Alors cette interview est intéressante parce que Carlos Ghosn s’explique, mais elle est aussi intéressante parce que les autorités judiciaires ont autorisé la visite d’un journaliste japonais (et sans doute d’une batterie d’interprètes). C’est extrêmement rare et ça signifie que les autorités japonaises commencent à réfléchir à la façon dont il va falloir sortir de cette affaire si Carlos Ghosn n’est pas coupable comme il l’affirme. Sortir de cette affaire, s'il a véritablement été victime d’un complot pour éviter la consolidation financière avec Renault, sera sa principale préoccupation maintenant.

A partir de maintenant, le groupe Renault, son président et son conseil d’administration ne peuvent plus rester immobiles. Ils peuvent être discrets certes, mais Renault va devoir très vite exiger que les droits des actionnaires majoritaires soient respectés. Parce qu’il en va de l’avenir de l’Alliance.

Mais l’exécutif français ne peut pas rester sans réagir. Emmanuel Macron s’est déjà étonné des conditions extrêmement violentes de l’incarcération de Carlos Ghosn. On considère à Paris que les droits de la défense sont quand même appliqués de façon très légère. Carlos Ghosn n‘est pas un terroriste dangereux.
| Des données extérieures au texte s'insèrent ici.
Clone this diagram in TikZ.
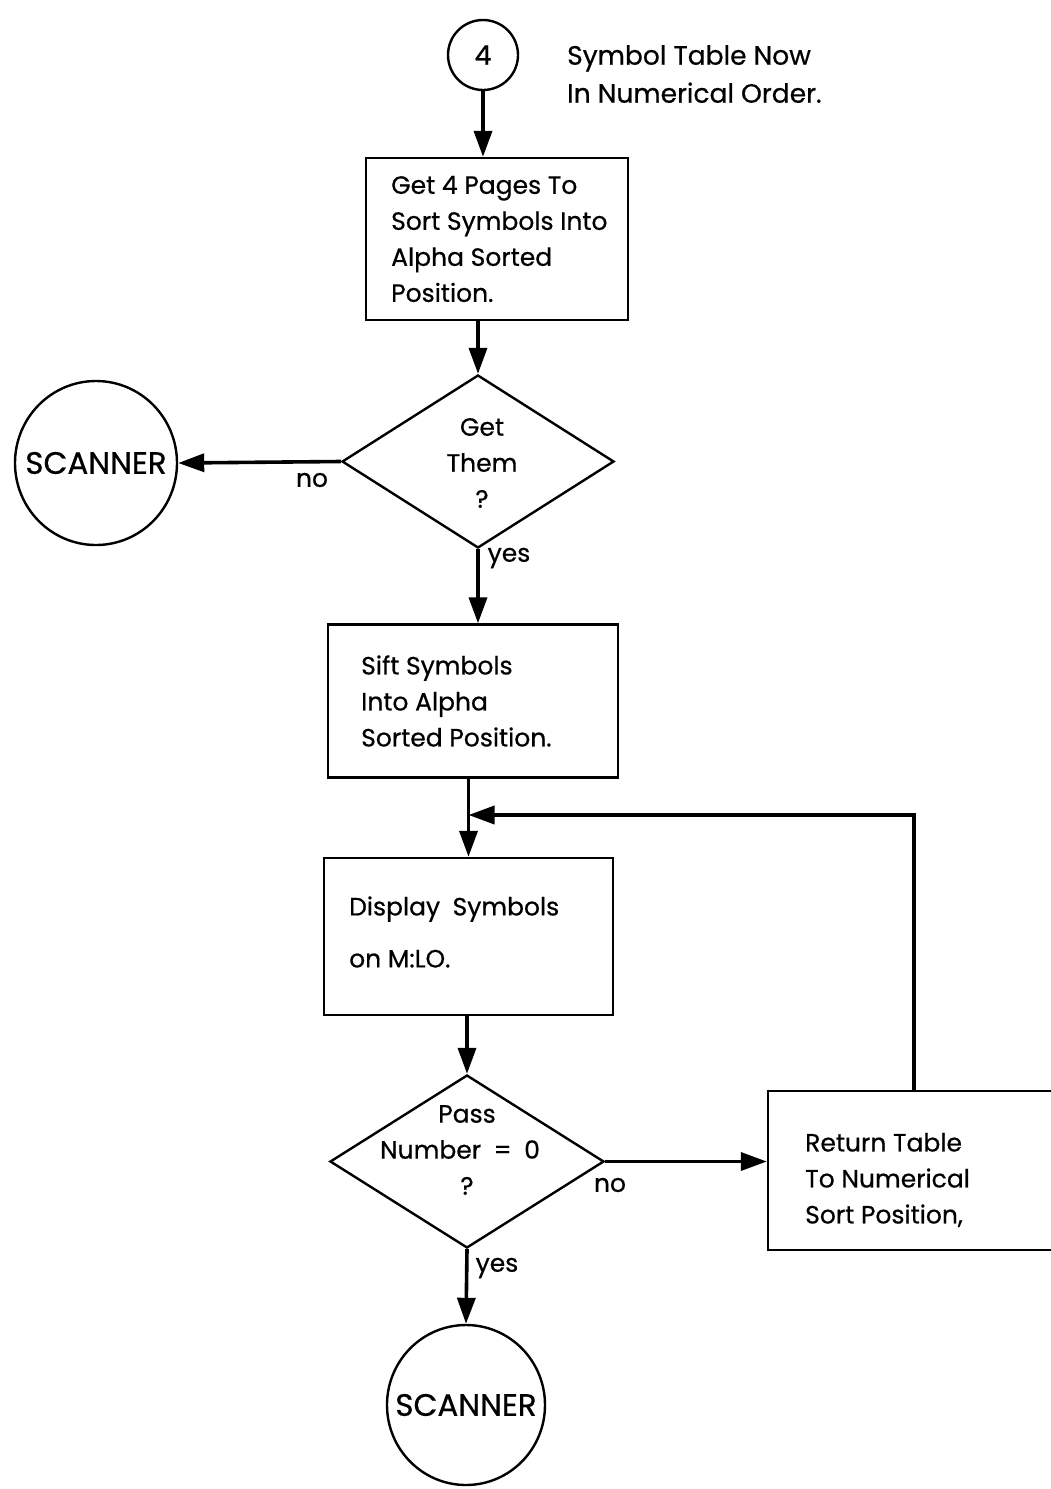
\documentclass[tikz,border=0pt]{standalone}
\usepackage{fontspec}
\setmainfont{Poppins}[FakeBold=0.6]
\usetikzlibrary{shapes.geometric,arrows.meta}
\begin{document}
\begin{tikzpicture}[x=1pt,y=-1pt,
  every node/.style={font=\fontsize{25}{36}\selectfont},
  frame/.style={draw,line width=2.4pt},
  procbox/.style={frame,rectangle,inner sep=0pt},
  decision/.style={frame,diamond,inner sep=0pt,minimum width=272pt,minimum height=173pt},
  terminal/.style={frame,ellipse,inner sep=0pt},
  caption/.style={inner sep=0pt,anchor=west,align=left},
  bigcaps/.style={inner sep=0pt,font=\fontsize{31}{36}\selectfont},
  flow/.style={line width=3.6pt,-{Triangle[length=26pt,width=18pt]}},
  lbl/.style={inner sep=0pt}
]
\useasboundingbox (0,0) rectangle (1051,1489);
\clip (0,0) rectangle (1051,1489);

% connector and note
\node[terminal,minimum width=70pt,minimum height=70pt,font=\fontsize{27}{36}\selectfont] (c4) at (483,55) {4};
\node[caption,font=\fontsize{26.5}{38}\selectfont] (note) at (567,74) {Symbol Table Now\\In Numerical Order.};

% process boxes and their texts
\node[procbox,minimum width=262pt,minimum height=162pt] (b1) at (497,239) {};
\node[caption] (b1t) at (391,239) {Get 4 Pages To\\Sort Symbols Into\\Alpha Sorted\\Position.};
\node[procbox,minimum width=290pt,minimum height=153pt] (b2) at (473,701) {};
\node[caption] (b2t) at (361,701) {Sift Symbols\\Into Alpha\\Sorted Position.};
\node[procbox,minimum width=289pt,minimum height=157pt] (b3) at (468.5,936.5) {};
\node[caption] (b3t) at (349,932) {Display\enspace Symbols\\[16pt]on M:LO.};
\node[procbox,minimum width=292pt,minimum height=159pt] (b4) at (914,1170.5) {};
\node[caption] (b4t) at (805,1180) {Return Table\\To Numerical\\Sort Position,};

% decisions
\node[decision] (d1) at (478,461.5) {};
\node[lbl,align=center] (d1t) at (482,463) {Get\\Them\\?};
\node[decision,minimum width=274pt] (d2) at (467,1161.5) {};
\node[lbl,align=center] (d2t) at (460,1150) {\hspace*{14pt}Pass\\Number\enspace=\enspace0\\\hspace*{14pt}?};

% terminals
\node[terminal,minimum width=162pt,minimum height=164pt] (s1) at (96,463) {};
\node[bigcaps] (s1t) at (s1.center) {SCANNER};
\node[terminal,minimum width=158pt,minimum height=160pt] (s2) at (466,1405) {};
\node[bigcaps] (s2t) at (s2.center) {SCANNER};

% branch labels
\node[lbl] (no1) at (312,480) {no};
\node[lbl] (yes1) at (509,558) {yes};
\node[lbl] (no2) at (610,1185) {no};
\node[lbl] (yes2) at (497,1268) {yes};

% loop join point
\coordinate (join) at (b3.north |- 0,815);

% flow lines
\draw[flow] (c4.south) -- (c4.south |- b1.north);
\draw[flow] (d1.north |- b1.south) -- (d1.north);
\draw[flow] (d1.west) -- (s1.east);
\draw[flow] (d1.south) -- (d1.south |- b2.north);
\draw[flow] (b3.north |- b2.south) -- (b3.north);
\draw[flow] (b4.north) -- (b4.north |- join) -- (join);
\draw[flow] (d2.north |- b3.south) -- (d2.north);
\draw[flow] (d2.east) -- (d2.east -| b4.west);
\draw[flow] (d2.south) -- (s2.north);
\end{tikzpicture}
\end{document}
Le gouvernement français se serait porté garant de l'ancien président de Renault pour qu'il se tienne à la disposition de la justice japonaise en cas d'assouplissement de ses conditions d’incarcération et de mise en liberté sous caution, comme c'est l'usage dans la plupart des pays civilisés... Il va falloir aussi que la France rappelle qu’il y a des conventions internationales qui garantissent l'application du droit des sociétés et particulièrement des actionnaires.

L’exécutif japonais et le monde des affaires nippon commence d’ailleurs à regretter que le traitement de cette affaire dans les grands médias internationaux hypothèque quelque peu l’image du Japon. Si le Japon ne parait pas très "safe" aux grands patrons étrangers, ils éviteront de s’arrêter à Tokyo. A un moment où le gouvernement japonais lance une campagne d’attractivité auprès des investisseurs, cette affaire fait désordre.